Source data:
────

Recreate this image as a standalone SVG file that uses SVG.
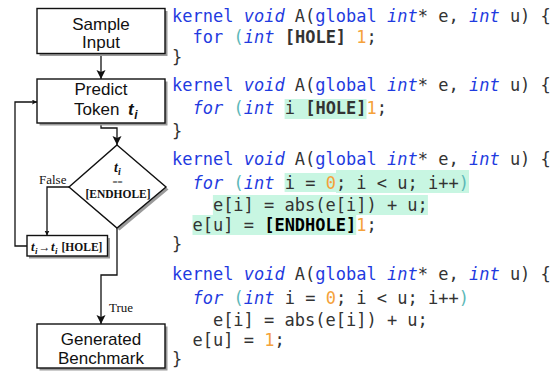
<svg xmlns="http://www.w3.org/2000/svg" width="557" height="371" viewBox="0 0 557 371">
<style>
.box{fill:#fff;stroke:#111;stroke-width:1.4}
.sh{fill:#9a9a9a}
.lbl{font-family:"Liberation Sans",Arial,sans-serif;font-size:17px;fill:#111;text-anchor:middle}
.ser{font-family:"Liberation Serif","Times New Roman",serif;fill:#111}
.edge{fill:none;stroke:#111;stroke-width:1.3}
.c{font-family:"DejaVu Sans Mono",monospace;font-size:17px;fill:#333}
.k{fill:#1f3be0}
.it{font-style:italic}
.p{fill:#5cb8b8}
.n{fill:#f5a23a}
.b{font-weight:bold}
.hl{fill:#c8f6e2}
</style>
<defs>
<marker id="big" markerUnits="userSpaceOnUse" markerWidth="10" markerHeight="10" refX="9" refY="4.5" orient="auto">
<path d="M0,0 L9,4.5 L0,9 L2,4.5 z" fill="#111"/>
</marker>
<marker id="sm" markerUnits="userSpaceOnUse" markerWidth="6" markerHeight="6" refX="5" refY="2.5" orient="auto">
<path d="M0,0 L5,2.5 L0,5 L1,2.5 z" fill="#111"/>
</marker>
</defs>

<g id="connectors">
<path class="edge" d="M101,53 V79" marker-end="url(#big)"/>
<path class="edge" d="M101,124 V128 H117 V145" marker-end="url(#big)"/>
<path class="edge" d="M69,187 H47 V235.5" marker-end="url(#sm)"/>
<path class="edge" d="M27,246 H15 V102 H37" marker-end="url(#sm)"/>
<path class="edge" d="M117,228 V275 H101 V324" marker-end="url(#big)"/>
<text class="ser" x="39" y="183.5" font-size="13">False</text>
<text class="ser" x="109" y="312" font-size="13">True</text>
</g>

<g id="sample-input">
<rect class="sh" x="39.5" y="11" width="128" height="45"/>
<rect class="box" x="37" y="8.5" width="128" height="45"/>
<text class="lbl" x="101" y="29.5">Sample</text>
<text class="lbl" x="101" y="48">Input</text>
</g>

<g id="predict-token">
<rect class="sh" x="39.5" y="81.5" width="128" height="44"/>
<rect class="box" x="37" y="79" width="128" height="44"/>
<text class="lbl" x="101" y="95">Predict</text>
<text class="lbl" x="74" y="115" style="text-anchor:start">Token</text>
<text class="lbl" x="128" y="115" style="text-anchor:start;font-weight:bold;font-style:italic">t</text>
<text class="lbl" x="134.2" y="119" style="text-anchor:start;font-weight:bold;font-style:italic;font-size:12px">i</text>
</g>

<g id="decision">
<polygon class="sh" points="119.5,147.5 168.5,189.5 119.5,230.5 71.5,189.5"/>
<polygon class="box" points="117,145 166,187 117,228 69,187"/>
<text class="ser" x="114" y="172" font-size="14" font-weight="bold" font-style="italic">t</text>
<text class="ser" x="118" y="175" font-size="10" font-weight="bold" font-style="italic">i</text>
<text class="ser" x="117.5" y="185" font-size="9" text-anchor="middle" fill="#444">==</text>
<text class="ser" x="118" y="197.5" font-size="11.5" font-weight="bold" text-anchor="middle">[ENDHOLE]</text>
</g>

<g id="replace-token">
<rect class="sh" x="29" y="238" width="81" height="20.5"/>
<rect class="box" x="27" y="235.5" width="80.5" height="20.5"/>
<text class="ser" x="31" y="251" font-size="13" font-weight="bold" font-style="italic">t</text>
<text class="ser" x="35" y="253.5" font-size="9" font-weight="bold" font-style="italic">i</text>
<text class="ser" x="38.5" y="250.5" font-size="12" font-weight="bold">→</text>
<text class="ser" x="51" y="251" font-size="13" font-weight="bold" font-style="italic">t</text>
<text class="ser" x="55" y="253.5" font-size="9" font-weight="bold" font-style="italic">i</text>
<text class="ser" x="61.5" y="251" font-size="11.5" font-weight="bold">[HOLE]</text>
</g>

<g id="generated-benchmark">
<rect class="sh" x="39.5" y="326.5" width="128" height="44"/>
<rect class="box" x="37" y="324" width="128" height="44"/>
<text class="lbl" x="101" y="345">Generated</text>
<text class="lbl" x="101" y="363.5">Benchmark</text>
</g>

<g id="code-1">
<text class="c" x="172" y="22" xml:space="preserve"><tspan class="k">kernel</tspan> <tspan class="k it">void</tspan> A(<tspan class="k">global</tspan> <tspan class="k it">int</tspan>* e, <tspan class="k it">int</tspan> u) {</text>
<text class="c" x="192.5" y="43" xml:space="preserve"><tspan class="k">for</tspan> <tspan class="p">(</tspan><tspan class="k it">int</tspan> <tspan class="b">[HOLE]</tspan> <tspan class="n">1</tspan>;</text>
<text class="c" x="172" y="63">}</text>
</g>

<g id="code-2">
<rect class="hl" x="284.6" y="99" width="81.9" height="20"/>
<text class="c" x="172" y="91" xml:space="preserve"><tspan class="k">kernel</tspan> <tspan class="k it">void</tspan> A(<tspan class="k">global</tspan> <tspan class="k it">int</tspan>* e, <tspan class="k it">int</tspan> u) {</text>
<text class="c" x="192.5" y="114" xml:space="preserve"><tspan class="k it">for</tspan> <tspan class="p">(</tspan><tspan class="k it">int</tspan> i <tspan class="b">[HOLE]</tspan><tspan class="n">1</tspan>;</text>
<text class="c" x="172" y="137">}</text>
</g>

<g id="code-3">
<rect class="hl" x="284.6" y="173" width="51.5" height="19"/>
<rect class="hl" x="336" y="170" width="133" height="23"/>
<rect class="hl" x="212.9" y="195" width="215" height="20"/>
<rect class="hl" x="192.5" y="215" width="163.7" height="20"/>
<text class="c" x="172" y="165" xml:space="preserve"><tspan class="k">kernel</tspan> <tspan class="k it">void</tspan> A(<tspan class="k">global</tspan> <tspan class="k it">int</tspan>* e, <tspan class="k it">int</tspan> u) {</text>
<text class="c" x="192.5" y="188.5" xml:space="preserve"><tspan class="k it">for</tspan> <tspan class="p">(</tspan><tspan class="k it">int</tspan> i = <tspan class="n">0</tspan>; i &lt; u; i++<tspan class="p">)</tspan></text>
<text class="c" x="212.9" y="210.5" xml:space="preserve">e[i] = abs(e[i]) + u;</text>
<text class="c" x="192.5" y="230.5" xml:space="preserve">e[u] = <tspan class="b" fill="#000">[ENDHOLE]</tspan><tspan class="n">1</tspan>;</text>
<text class="c" x="172" y="249.5">}</text>
</g>

<g id="code-4">
<text class="c" x="172" y="280" xml:space="preserve"><tspan class="k">kernel</tspan> <tspan class="k it">void</tspan> A(<tspan class="k">global</tspan> <tspan class="k it">int</tspan>* e, <tspan class="k it">int</tspan> u) {</text>
<text class="c" x="192.5" y="303.5" xml:space="preserve"><tspan class="k it">for</tspan> <tspan class="p">(</tspan><tspan class="k it">int</tspan> i = <tspan class="n">0</tspan>; i &lt; u; i++<tspan class="p">)</tspan></text>
<text class="c" x="212.9" y="325.5" xml:space="preserve">e[i] = abs(e[i]) + u;</text>
<text class="c" x="192.5" y="345.5" xml:space="preserve">e[u] = <tspan class="n">1</tspan>;</text>
<text class="c" x="172" y="365">}</text>
</g>
</svg>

────

Reproduce the data verbatim. Do not carry any picture into the copy.

Recreate this image as a standalone SVG file that uses SVG.
<svg xmlns="http://www.w3.org/2000/svg" width="557" height="371" viewBox="0 0 557 371">
<style>
.box{fill:#fff;stroke:#111;stroke-width:1.4}
.sh{fill:#9a9a9a}
.lbl{font-family:"Liberation Sans",Arial,sans-serif;font-size:17px;fill:#111;text-anchor:middle}
.ser{font-family:"Liberation Serif","Times New Roman",serif;fill:#111}
.edge{fill:none;stroke:#111;stroke-width:1.3}
.c{font-family:"DejaVu Sans Mono",monospace;font-size:17px;fill:#333}
.k{fill:#1f3be0}
.it{font-style:italic}
.p{fill:#5cb8b8}
.n{fill:#f5a23a}
.b{font-weight:bold}
.hl{fill:#c8f6e2}
</style>
<defs>
<marker id="big" markerUnits="userSpaceOnUse" markerWidth="10" markerHeight="10" refX="9" refY="4.5" orient="auto">
<path d="M0,0 L9,4.5 L0,9 L2,4.5 z" fill="#111"/>
</marker>
<marker id="sm" markerUnits="userSpaceOnUse" markerWidth="6" markerHeight="6" refX="5" refY="2.5" orient="auto">
<path d="M0,0 L5,2.5 L0,5 L1,2.5 z" fill="#111"/>
</marker>
</defs>

<g id="connectors">
<path class="edge" d="M101,53 V79" marker-end="url(#big)"/>
<path class="edge" d="M101,124 V128 H117 V145" marker-end="url(#big)"/>
<path class="edge" d="M69,187 H47 V235.5" marker-end="url(#sm)"/>
<path class="edge" d="M27,246 H15 V102 H37" marker-end="url(#sm)"/>
<path class="edge" d="M117,228 V275 H101 V324" marker-end="url(#big)"/>
<text class="ser" x="39" y="183.5" font-size="13">False</text>
<text class="ser" x="109" y="312" font-size="13">True</text>
</g>

<g id="sample-input">
<rect class="sh" x="39.5" y="11" width="128" height="45"/>
<rect class="box" x="37" y="8.5" width="128" height="45"/>
<text class="lbl" x="101" y="29.5">Sample</text>
<text class="lbl" x="101" y="48">Input</text>
</g>

<g id="predict-token">
<rect class="sh" x="39.5" y="81.5" width="128" height="44"/>
<rect class="box" x="37" y="79" width="128" height="44"/>
<text class="lbl" x="101" y="95">Predict</text>
<text class="lbl" x="74" y="115" style="text-anchor:start">Token</text>
<text class="lbl" x="128" y="115" style="text-anchor:start;font-weight:bold;font-style:italic">t</text>
<text class="lbl" x="134.2" y="119" style="text-anchor:start;font-weight:bold;font-style:italic;font-size:12px">i</text>
</g>

<g id="decision">
<polygon class="sh" points="119.5,147.5 168.5,189.5 119.5,230.5 71.5,189.5"/>
<polygon class="box" points="117,145 166,187 117,228 69,187"/>
<text class="ser" x="114" y="172" font-size="14" font-weight="bold" font-style="italic">t</text>
<text class="ser" x="118" y="175" font-size="10" font-weight="bold" font-style="italic">i</text>
<text class="ser" x="117.5" y="185" font-size="9" text-anchor="middle" fill="#444">==</text>
<text class="ser" x="118" y="197.5" font-size="11.5" font-weight="bold" text-anchor="middle">[ENDHOLE]</text>
</g>

<g id="replace-token">
<rect class="sh" x="29" y="238" width="81" height="20.5"/>
<rect class="box" x="27" y="235.5" width="80.5" height="20.5"/>
<text class="ser" x="31" y="251" font-size="13" font-weight="bold" font-style="italic">t</text>
<text class="ser" x="35" y="253.5" font-size="9" font-weight="bold" font-style="italic">i</text>
<text class="ser" x="38.5" y="250.5" font-size="12" font-weight="bold">→</text>
<text class="ser" x="51" y="251" font-size="13" font-weight="bold" font-style="italic">t</text>
<text class="ser" x="55" y="253.5" font-size="9" font-weight="bold" font-style="italic">i</text>
<text class="ser" x="61.5" y="251" font-size="11.5" font-weight="bold">[HOLE]</text>
</g>

<g id="generated-benchmark">
<rect class="sh" x="39.5" y="326.5" width="128" height="44"/>
<rect class="box" x="37" y="324" width="128" height="44"/>
<text class="lbl" x="101" y="345">Generated</text>
<text class="lbl" x="101" y="363.5">Benchmark</text>
</g>

<g id="code-1">
<text class="c" x="172" y="22" xml:space="preserve"><tspan class="k">kernel</tspan> <tspan class="k it">void</tspan> A(<tspan class="k">global</tspan> <tspan class="k it">int</tspan>* e, <tspan class="k it">int</tspan> u) {</text>
<text class="c" x="192.5" y="43" xml:space="preserve"><tspan class="k">for</tspan> <tspan class="p">(</tspan><tspan class="k it">int</tspan> <tspan class="b">[HOLE]</tspan> <tspan class="n">1</tspan>;</text>
<text class="c" x="172" y="63">}</text>
</g>

<g id="code-2">
<rect class="hl" x="284.6" y="99" width="81.9" height="20"/>
<text class="c" x="172" y="91" xml:space="preserve"><tspan class="k">kernel</tspan> <tspan class="k it">void</tspan> A(<tspan class="k">global</tspan> <tspan class="k it">int</tspan>* e, <tspan class="k it">int</tspan> u) {</text>
<text class="c" x="192.5" y="114" xml:space="preserve"><tspan class="k it">for</tspan> <tspan class="p">(</tspan><tspan class="k it">int</tspan> i <tspan class="b">[HOLE]</tspan><tspan class="n">1</tspan>;</text>
<text class="c" x="172" y="137">}</text>
</g>

<g id="code-3">
<rect class="hl" x="284.6" y="173" width="51.5" height="19"/>
<rect class="hl" x="336" y="170" width="133" height="23"/>
<rect class="hl" x="212.9" y="195" width="215" height="20"/>
<rect class="hl" x="192.5" y="215" width="163.7" height="20"/>
<text class="c" x="172" y="165" xml:space="preserve"><tspan class="k">kernel</tspan> <tspan class="k it">void</tspan> A(<tspan class="k">global</tspan> <tspan class="k it">int</tspan>* e, <tspan class="k it">int</tspan> u) {</text>
<text class="c" x="192.5" y="188.5" xml:space="preserve"><tspan class="k it">for</tspan> <tspan class="p">(</tspan><tspan class="k it">int</tspan> i = <tspan class="n">0</tspan>; i &lt; u; i++<tspan class="p">)</tspan></text>
<text class="c" x="212.9" y="210.5" xml:space="preserve">e[i] = abs(e[i]) + u;</text>
<text class="c" x="192.5" y="230.5" xml:space="preserve">e[u] = <tspan class="b" fill="#000">[ENDHOLE]</tspan><tspan class="n">1</tspan>;</text>
<text class="c" x="172" y="249.5">}</text>
</g>

<g id="code-4">
<text class="c" x="172" y="280" xml:space="preserve"><tspan class="k">kernel</tspan> <tspan class="k it">void</tspan> A(<tspan class="k">global</tspan> <tspan class="k it">int</tspan>* e, <tspan class="k it">int</tspan> u) {</text>
<text class="c" x="192.5" y="303.5" xml:space="preserve"><tspan class="k it">for</tspan> <tspan class="p">(</tspan><tspan class="k it">int</tspan> i = <tspan class="n">0</tspan>; i &lt; u; i++<tspan class="p">)</tspan></text>
<text class="c" x="212.9" y="325.5" xml:space="preserve">e[i] = abs(e[i]) + u;</text>
<text class="c" x="192.5" y="345.5" xml:space="preserve">e[u] = <tspan class="n">1</tspan>;</text>
<text class="c" x="172" y="365">}</text>
</g>
</svg>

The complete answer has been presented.